EXTRACTED MATERIAL.
>>
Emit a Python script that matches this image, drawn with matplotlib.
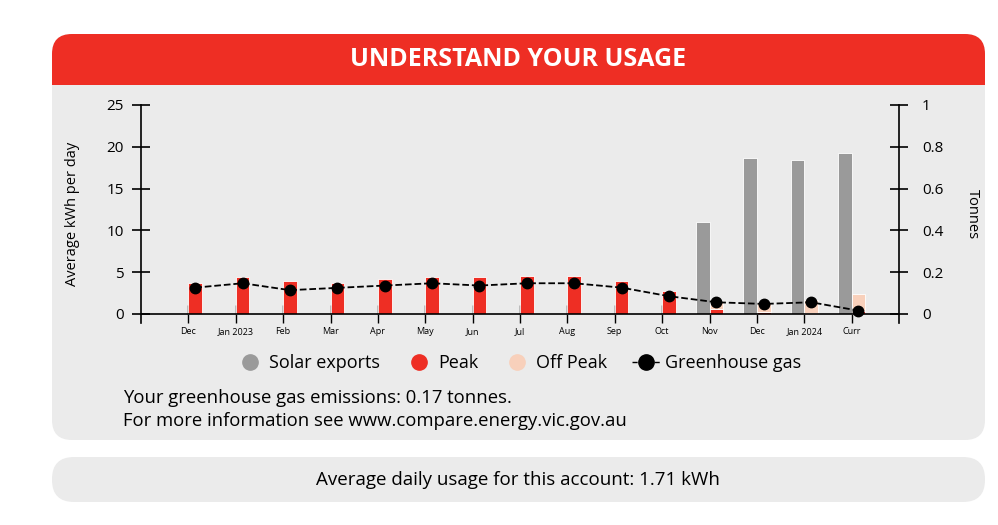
<<
>>
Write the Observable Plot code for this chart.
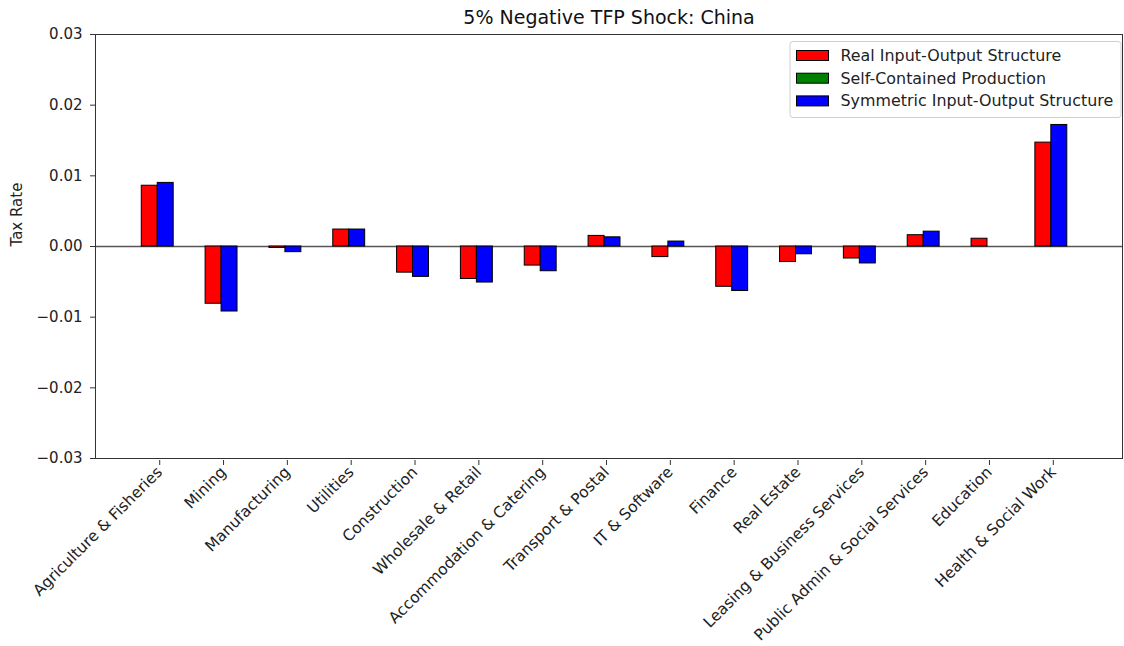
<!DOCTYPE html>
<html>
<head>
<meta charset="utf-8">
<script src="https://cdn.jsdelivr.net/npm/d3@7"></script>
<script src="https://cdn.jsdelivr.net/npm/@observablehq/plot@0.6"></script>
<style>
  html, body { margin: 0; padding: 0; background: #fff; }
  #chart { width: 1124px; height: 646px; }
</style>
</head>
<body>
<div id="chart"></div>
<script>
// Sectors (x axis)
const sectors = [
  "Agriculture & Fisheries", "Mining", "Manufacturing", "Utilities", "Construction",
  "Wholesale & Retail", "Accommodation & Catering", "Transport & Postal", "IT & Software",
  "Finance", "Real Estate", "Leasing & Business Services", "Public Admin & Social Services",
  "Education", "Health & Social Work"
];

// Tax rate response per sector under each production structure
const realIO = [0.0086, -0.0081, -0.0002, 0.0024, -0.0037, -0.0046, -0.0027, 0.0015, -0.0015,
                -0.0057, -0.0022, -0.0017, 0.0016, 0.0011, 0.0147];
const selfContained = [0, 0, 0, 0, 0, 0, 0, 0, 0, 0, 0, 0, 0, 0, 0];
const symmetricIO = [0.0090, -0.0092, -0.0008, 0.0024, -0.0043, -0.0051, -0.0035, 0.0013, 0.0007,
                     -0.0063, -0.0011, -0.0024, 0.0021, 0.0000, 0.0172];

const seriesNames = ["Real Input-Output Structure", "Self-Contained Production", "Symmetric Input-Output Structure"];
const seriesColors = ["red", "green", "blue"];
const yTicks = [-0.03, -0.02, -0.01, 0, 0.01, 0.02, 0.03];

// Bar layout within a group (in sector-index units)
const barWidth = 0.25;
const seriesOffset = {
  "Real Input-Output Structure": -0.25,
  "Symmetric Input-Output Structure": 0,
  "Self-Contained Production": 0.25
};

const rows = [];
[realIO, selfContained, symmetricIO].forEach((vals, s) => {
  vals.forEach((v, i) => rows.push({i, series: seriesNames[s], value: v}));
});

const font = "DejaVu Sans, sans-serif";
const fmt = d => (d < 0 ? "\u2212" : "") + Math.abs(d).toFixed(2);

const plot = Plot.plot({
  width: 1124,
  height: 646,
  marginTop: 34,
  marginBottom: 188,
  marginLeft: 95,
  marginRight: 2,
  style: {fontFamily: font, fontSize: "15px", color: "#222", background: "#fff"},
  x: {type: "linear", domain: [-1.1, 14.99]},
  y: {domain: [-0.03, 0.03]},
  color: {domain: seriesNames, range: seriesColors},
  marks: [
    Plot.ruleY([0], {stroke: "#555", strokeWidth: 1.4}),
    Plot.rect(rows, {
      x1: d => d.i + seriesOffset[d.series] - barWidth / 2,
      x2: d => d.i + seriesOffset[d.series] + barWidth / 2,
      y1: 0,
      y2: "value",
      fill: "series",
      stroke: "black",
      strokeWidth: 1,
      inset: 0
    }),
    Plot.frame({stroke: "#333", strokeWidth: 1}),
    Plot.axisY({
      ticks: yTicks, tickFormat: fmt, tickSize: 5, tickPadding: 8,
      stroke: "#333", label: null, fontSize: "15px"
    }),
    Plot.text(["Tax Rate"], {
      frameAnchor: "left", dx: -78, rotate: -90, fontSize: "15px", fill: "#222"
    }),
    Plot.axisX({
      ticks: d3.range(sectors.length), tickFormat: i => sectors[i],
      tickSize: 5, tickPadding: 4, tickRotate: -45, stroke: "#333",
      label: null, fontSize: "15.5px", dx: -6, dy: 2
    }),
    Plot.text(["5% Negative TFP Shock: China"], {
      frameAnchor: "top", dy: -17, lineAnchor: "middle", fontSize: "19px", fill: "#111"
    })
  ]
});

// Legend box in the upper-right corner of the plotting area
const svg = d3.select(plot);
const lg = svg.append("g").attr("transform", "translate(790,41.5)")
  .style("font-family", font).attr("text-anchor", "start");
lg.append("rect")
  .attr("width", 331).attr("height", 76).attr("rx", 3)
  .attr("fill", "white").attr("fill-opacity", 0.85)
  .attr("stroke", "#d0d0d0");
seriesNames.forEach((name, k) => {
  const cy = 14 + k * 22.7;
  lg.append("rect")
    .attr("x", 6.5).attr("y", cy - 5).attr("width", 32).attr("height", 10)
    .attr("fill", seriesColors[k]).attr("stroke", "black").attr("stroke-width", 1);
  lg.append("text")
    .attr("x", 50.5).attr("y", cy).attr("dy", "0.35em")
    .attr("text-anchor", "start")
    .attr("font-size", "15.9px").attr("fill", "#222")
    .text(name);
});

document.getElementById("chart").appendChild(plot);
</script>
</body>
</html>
<<
WRITTEN TASK. Leave the pictures out, then copy word for word only the lines from the one containing "Write the Observable" through the one containing "-0.0063, -0.0011, -0.0024, 0.0021, 0.0000, 0.0172];", both included.

TASK ANSWER.
Write the Observable Plot code for this chart.
<!DOCTYPE html>
<html>
<head>
<meta charset="utf-8">
<script src="https://cdn.jsdelivr.net/npm/d3@7"></script>
<script src="https://cdn.jsdelivr.net/npm/@observablehq/plot@0.6"></script>
<style>
  html, body { margin: 0; padding: 0; background: #fff; }
  #chart { width: 1124px; height: 646px; }
</style>
</head>
<body>
<div id="chart"></div>
<script>
// Sectors (x axis)
const sectors = [
  "Agriculture & Fisheries", "Mining", "Manufacturing", "Utilities", "Construction",
  "Wholesale & Retail", "Accommodation & Catering", "Transport & Postal", "IT & Software",
  "Finance", "Real Estate", "Leasing & Business Services", "Public Admin & Social Services",
  "Education", "Health & Social Work"
];

// Tax rate response per sector under each production structure
const realIO = [0.0086, -0.0081, -0.0002, 0.0024, -0.0037, -0.0046, -0.0027, 0.0015, -0.0015,
                -0.0057, -0.0022, -0.0017, 0.0016, 0.0011, 0.0147];
const selfContained = [0, 0, 0, 0, 0, 0, 0, 0, 0, 0, 0, 0, 0, 0, 0];
const symmetricIO = [0.0090, -0.0092, -0.0008, 0.0024, -0.0043, -0.0051, -0.0035, 0.0013, 0.0007,
                     -0.0063, -0.0011, -0.0024, 0.0021, 0.0000, 0.0172];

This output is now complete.